* Dataset extract
◇ ◇ ◇ ◇ ◇

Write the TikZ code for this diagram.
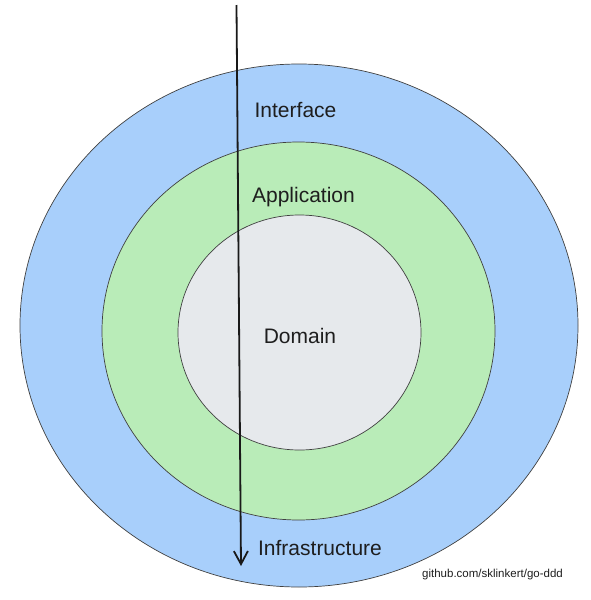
\documentclass[tikz,border=0pt]{standalone}
\usepackage{fontspec}
\setmainfont{Liberation Sans}
\usetikzlibrary{arrows.meta}
\definecolor{layerblue}{HTML}{A8CFFB}
\definecolor{layergreen}{HTML}{B9ECB8}
\definecolor{layergrey}{HTML}{E6E9EC}
\definecolor{textdark}{HTML}{1E1E1E}
\tikzset{
  ring/.style={draw=black!75, line width=0.7pt},
  lbl/.style={text=textdark, font=\fontsize{21}{25}\selectfont, inner sep=0pt},
  credit/.style={text=textdark, font=\fontsize{11.5}{14}\selectfont, inner sep=0pt},
  flow/.style={draw=black!90, line width=1.8pt, -{Straight Barb[length=13pt, width=14pt, line width=1.8pt]}}
}
\begin{document}
\begin{tikzpicture}[x=1pt, y=-1pt]
\useasboundingbox (0,0) rectangle (590,600);
\fill[white] (0,0) rectangle (590,600);
\draw[ring, fill=layerblue] (299,325.5) ellipse [x radius=279, y radius=261.5];
\draw[ring, fill=layergreen] (298.5,331) ellipse [x radius=196.5, y radius=189];
\draw[ring, fill=layergrey] (299.5,332.5) ellipse [x radius=121.5, y radius=117.5];
\node[lbl] (iface) at (295.5,110.5) {Interface};
\node[lbl] (app) at (303.5,197.5) {Application};
\node[lbl] (dom) at (300,336) {Domain};
\node[lbl] (infra) at (320,548) {Infrastructure};
\node[credit] (gh) at (492.5,574.5) {github.com/sklinkert/go-ddd};
\coordinate (top) at (236.5,5);
\coordinate (bot) at (241,566);
\draw[flow] (top) -- (bot);
\end{tikzpicture}
\end{document}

◇ ◇ ◇ ◇ ◇

* Description of the task
Take the listing above and print it exactly, apart from the pictures.

* Solution below
Write the TikZ code for this diagram.
\documentclass[tikz,border=0pt]{standalone}
\usepackage{fontspec}
\setmainfont{Liberation Sans}
\usetikzlibrary{arrows.meta}
\definecolor{layerblue}{HTML}{A8CFFB}
\definecolor{layergreen}{HTML}{B9ECB8}
\definecolor{layergrey}{HTML}{E6E9EC}
\definecolor{textdark}{HTML}{1E1E1E}
\tikzset{
  ring/.style={draw=black!75, line width=0.7pt},
  lbl/.style={text=textdark, font=\fontsize{21}{25}\selectfont, inner sep=0pt},
  credit/.style={text=textdark, font=\fontsize{11.5}{14}\selectfont, inner sep=0pt},
  flow/.style={draw=black!90, line width=1.8pt, -{Straight Barb[length=13pt, width=14pt, line width=1.8pt]}}
}
\begin{document}
\begin{tikzpicture}[x=1pt, y=-1pt]
\useasboundingbox (0,0) rectangle (590,600);
\fill[white] (0,0) rectangle (590,600);
\draw[ring, fill=layerblue] (299,325.5) ellipse [x radius=279, y radius=261.5];
\draw[ring, fill=layergreen] (298.5,331) ellipse [x radius=196.5, y radius=189];
\draw[ring, fill=layergrey] (299.5,332.5) ellipse [x radius=121.5, y radius=117.5];
\node[lbl] (iface) at (295.5,110.5) {Interface};
\node[lbl] (app) at (303.5,197.5) {Application};
\node[lbl] (dom) at (300,336) {Domain};
\node[lbl] (infra) at (320,548) {Infrastructure};
\node[credit] (gh) at (492.5,574.5) {github.com/sklinkert/go-ddd};
\coordinate (top) at (236.5,5);
\coordinate (bot) at (241,566);
\draw[flow] (top) -- (bot);
\end{tikzpicture}
\end{document}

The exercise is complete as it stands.